Hablamos de este tema con Patricia, mamá de Víctor, un niño de dos años y dos meses que empieza este día sus clases. Es su segundo año, y de momento lo lleva bien: “hoy no ha llorado, pero mañana, que ya va a saber que va a venir a diario, seguramente llore. Cuando esto pasa, te da mucha pena, pero es inevitable”. Patricia tiene claro que es un proceso que hay que pasar, y se muestra tranquila: “El año pasado no lloró los primeros días… Luego, ya pasada una semana empezó a hacerlo… Pero bueno, no pasa nada: le dejas ahí y luego se lo pasa bien, y cuando vuelves está supercontento de verte”.

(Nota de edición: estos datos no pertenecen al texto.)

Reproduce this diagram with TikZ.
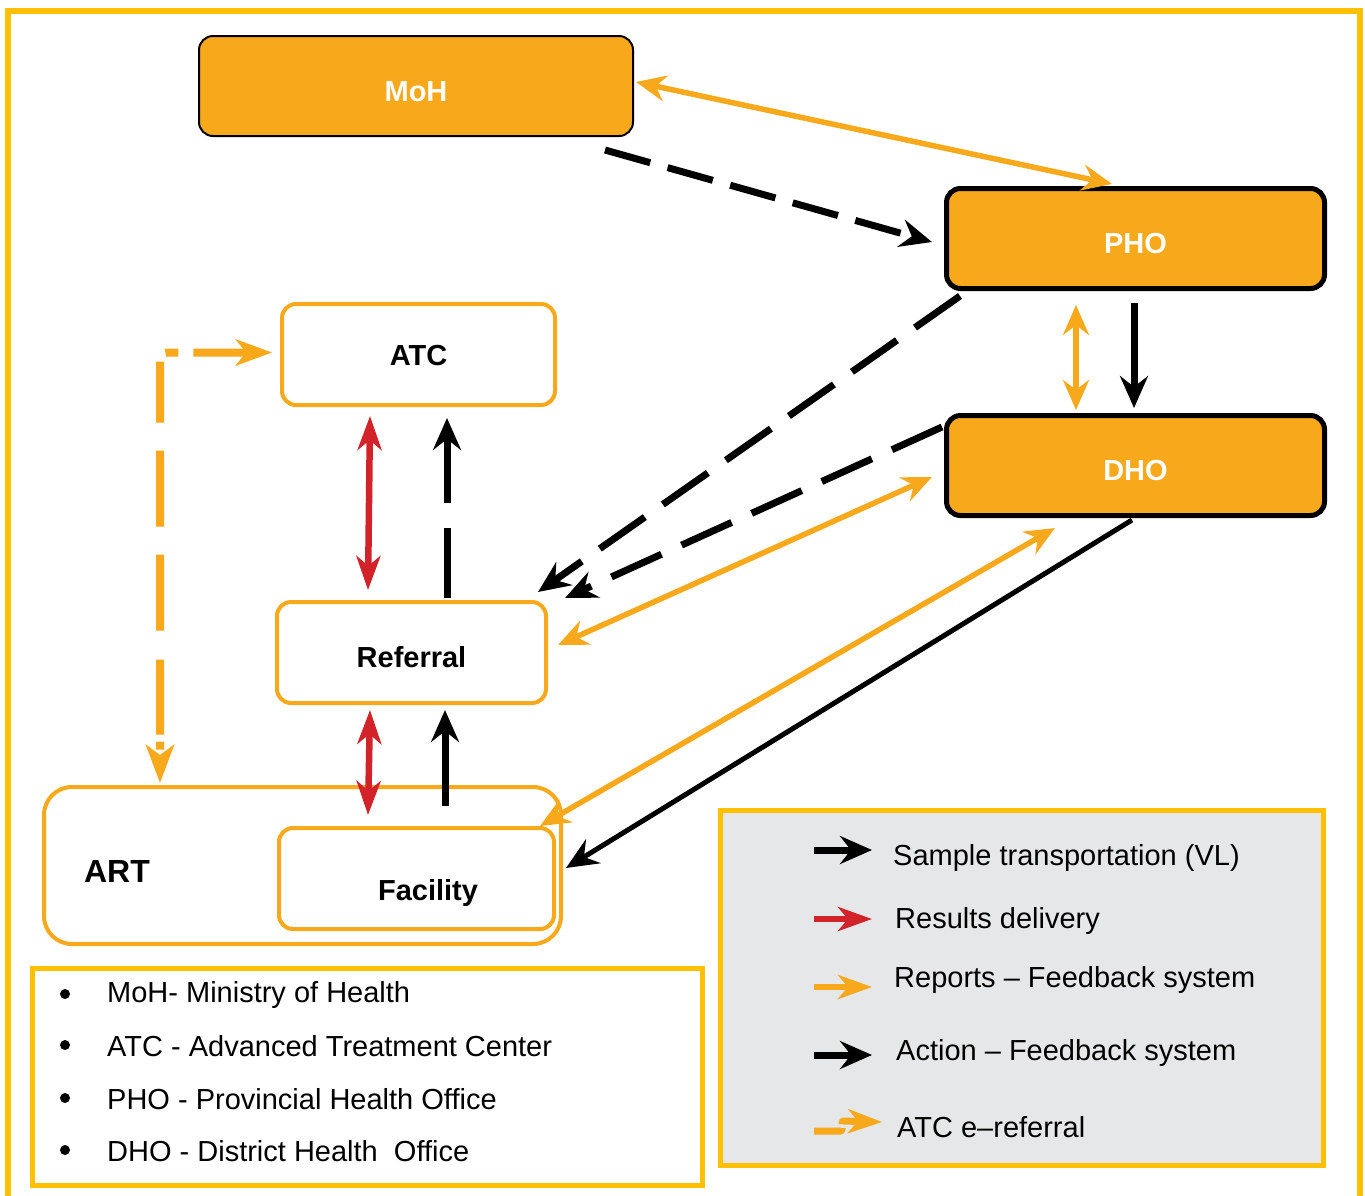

Y es que no hay recetas mágicas, pero sí hay estrategias que suelen funcionar, y la principal parece ser asumir que cada caso es distinto, que es algo normal y que lo fundamental es la comprensión. Así lo explica Cristina: “cada niño te demanda una cosa. Hay niños que no quieren ni que les roces, entonces hay que respetar lo que ellos quieran. Otros necesitan que les achuches y les cojas… Cada uno te va a pedir una cosa, y hay que respetarles un poco: tampoco puedes tener a un niño cogido todo el día, pero un ratito sí. Luego, intentamos poco a poco ‘despistarles’: nos sentamos a cantar, o saco pinturas para que pinten, pero sin ninguna intención de que hagan una actividad, sino un poco para centrar la atención en otro tipo de cosas y que no entren en la rueda del llanto”.
Cristina insiste en que el papel de la familia es fundamental: “intentamos tener un trato muy directo con ellas, tranquilizarlas mucho, que vean que el niño aquí va a estar bien… Yo siempre les digo: ‘vamos a ver, si es que es normal que llore; si yo no lloro porque soy adulta’. Todos los cambios en la vida te cuestan, lo que pasa es que somos adultos y nos han enseñado que no podemos llorar cuando vamos a un trabajo nuevo. ¿Pero tú cómo te sientes cuando cambias de trabajo? Los primeros días estás descolocado… Pues lo mismo les pasa a ellos”, concluye.